I try to have all positions on the bridge, this serves to be able to have the bridge be jettisoned as well if everything goes wrong. Positions are pilot, gunner, engineer, and electronic warfare. Gunner and E-dub are the easiest to make up rolls for, engineer is easier after hits accrue, pilot is sort of difficult.
 

Laurefindel

Legend
Thanks for all the replies everyone, they have been - and still are - very helpful.

I think I managed to make something to playtest with. The game I'm making uses the mechanics from Cubicle 7's The One Ring. I guess I should have noted that in the OP but on the other hand, I appreciate the comments outside the context the rules.
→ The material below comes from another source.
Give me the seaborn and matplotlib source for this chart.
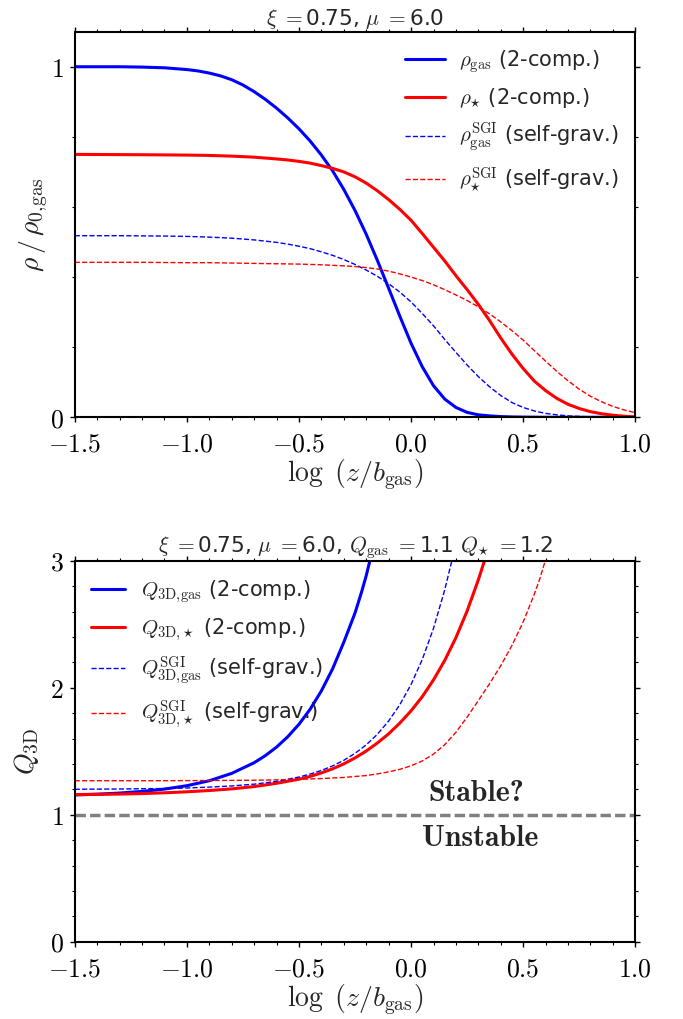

Combat is more narrative and abstract than many games. It's an asymmetrical system revolving around the selection of combat stance on each round, determining how easy it is for others to hit you and for you to attack others. In lieu of an attack, each stance offers different choices of combat tasks (rally allies, intimidate foes, etc).

Weapons deal basic damage and can cause an injury on a "critical hit", killing an enemy in 1 hit (PCs and strong/important villains need 2 injuries to do down), with armor acting as a saving throw against such critical hits. Depending on your roll, weapons can deal more damage or use a special ability (disarm, bash shield, etc)

Characters have hope points they can spend to trigger special abilities or gain bonuses on a failed check, otherwise it's a skill-based system with several conditions and health levels. Combat sounds simple at first but can be surprisingly strategic.

My version copies TOR in a sci-fi setting. This changes a few options and definitions of things (like how the "close-combat/ranged" stances become "engaged/disengaged" stances) but in essence the system remains unchanged.

I tried to align space battles with the ground combat rules as much as possible without losing the spirit of space combat. Players play their part of the ship like they play their character in combat by selecting a battlestation between Helm, Comms, Engineering, and Tactical. Main Gun and Fighter Squadron are other possible battlestations for players to choose. This way, space combat meshes seamlessly with characters doing ground combat on the ship (repelling boarders and whatnot).

  • The Helm moves the ship and chooses the ship's combat stance, determining which tasks will be available to other battlesatitons this round. Keeps track of thrusters' "hit points", "health", and conditions.
  • Comms "sees" enemies, allowing others to target them. Keeps track of sensors' "hit points", "health", and conditions.
  • Engineering distributes energy to others, essentially giving them weapons. Keeps track of engineering's "hit points", "health", and conditions.
  • Tactical assigns engagement and keeps track of weapon array's "hit points", "health", and conditions.

Each battlestation can be hit, wounded, and healed individually, and all make an attack or take a combat task individually. Battlestation can be "killed" or "knocked out" individually, each with a different impact on the ship.

There are rules for "empty" battlestations and characters changing battlestation, but first I want to focus on that phase of playtest.

I'll post results when I get some playtest done. Steady as she goes!